Define what it means for a space to be contractible. Prove that $ℝ^n$ is contractible but $ℝ^2 ∖\{0\}$ is not.
[You may assume facts about $π_1(𝕊^1)$ that you state clearly.]
A space is contractible if it is homotopy equivalent to a point. $ℝ^n$ is contractible since the homotopy $H: ℝ^n × I → ℝ^n$ defined by $H(x, t) = (1-t)x$ is a homotopy between the identity map and the constant map at 0. $ℝ^2 ∖\{0\}$ is not contractible since $ℝ^2 ∖\{0\}$ is homotopy equivalent to $𝕊^1$ and hence has fundamental group $ℤ$.
- Define the terms abstract simplicial complex and triangulation of a space. [You do not need to define the topological realisation of a simplicial complex.]
- Explain why a triangulation of $𝕊^2$ must have at least 4 vertices.
- State the Simplicial Approximation Theorem, explaining the terms simplicial map and subdivision.
- Let $X$ and $Y$ be topological spaces. Assume that $X$ is homotopy equivalent to $𝕊^2$ and that $Y$ is homotopy equivalent to $𝕊^3$. Prove that every continuous map $X → Y$ is homotopic to a constant map.
[You may assume that the $n$-sphere $𝕊^n$ can be triangulated and that $𝕊^n$ minus a point is homeomorphic to $ℝ^n$, but you may not assume that $X$ and $Y$ can be triangulated.]
- An abstract simplicial complex is a pair $(V, Σ)$, where $V$ is a set (called vertices) and $Σ$ is a set of non-empty finite subsets of $V$ (called simplices) such that (i) for each $v ∈ V$, the 1-element set $\{v\}$ is in $Σ$; (ii) if $σ$ is an element of $Σ$, so is any non-empty subset of $σ$.
A triangulation of a space $X$ is a simplicial complex $K$ together with a choice of homeomorphism $|K| → X$.
- Start with a $2$-simplex $σ$. Any edge $e$ of $σ$ must belong to another $2$-simplex $τ_e$. But that means $τ_e≠τ_{e'}$ when $e'$ is another edge of $σ$, since otherwise $τ$ would have all vertices in common with $σ$. So we need at least three further $2$-simplices. In other words, no closed surface can be triangulated with less than four triangles.
- The Simplicial Approximation Theorem states that every continuous map $f: X → Y$ from a space $X$ to a space $Y$ can be approximated by a simplicial map $g: K → L$ from a simplicial complex $K$ to a simplicial complex $L$. A simplicial map is a map that sends each simplex in $K$ to a simplex in $L$.

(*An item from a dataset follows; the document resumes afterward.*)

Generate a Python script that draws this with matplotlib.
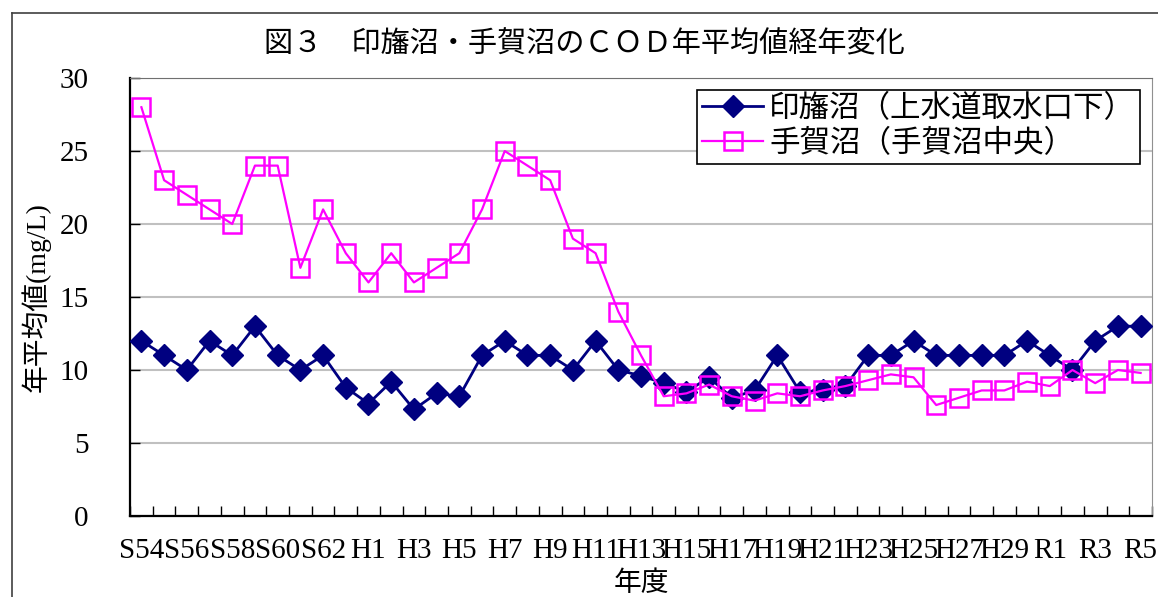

A subdivision of a simplicial complex $K$ is a simplicial complex $K'$ together with a homeomorphism $h: |K'| → |K|$ such that, for any simplex $σ'$ of $K'$, $h(σ')$ lies entirely in a simplex of $|K|$ and the restriction of $h$ to $σ'$ is affine.
- It is enough to prove every continuous map $𝕊^2 → 𝕊^3$ is homotopic to a constant map (sheet 1 Q9). By Simplicial Approximation theorem, every map $𝕊^2 → 𝕊^3$ is homotopic to a simplicial map $f$. Take a point $x$ in the interior of $𝕊^3$ then $x$ is not in the image of $f$. But $𝕊^3-\{x\}$ is homeomorphic to $ℝ^3$, so it is contractible, so $f$ is null-homotopic. Since $𝕊^3$ is path-connected, all constant maps are homotopic.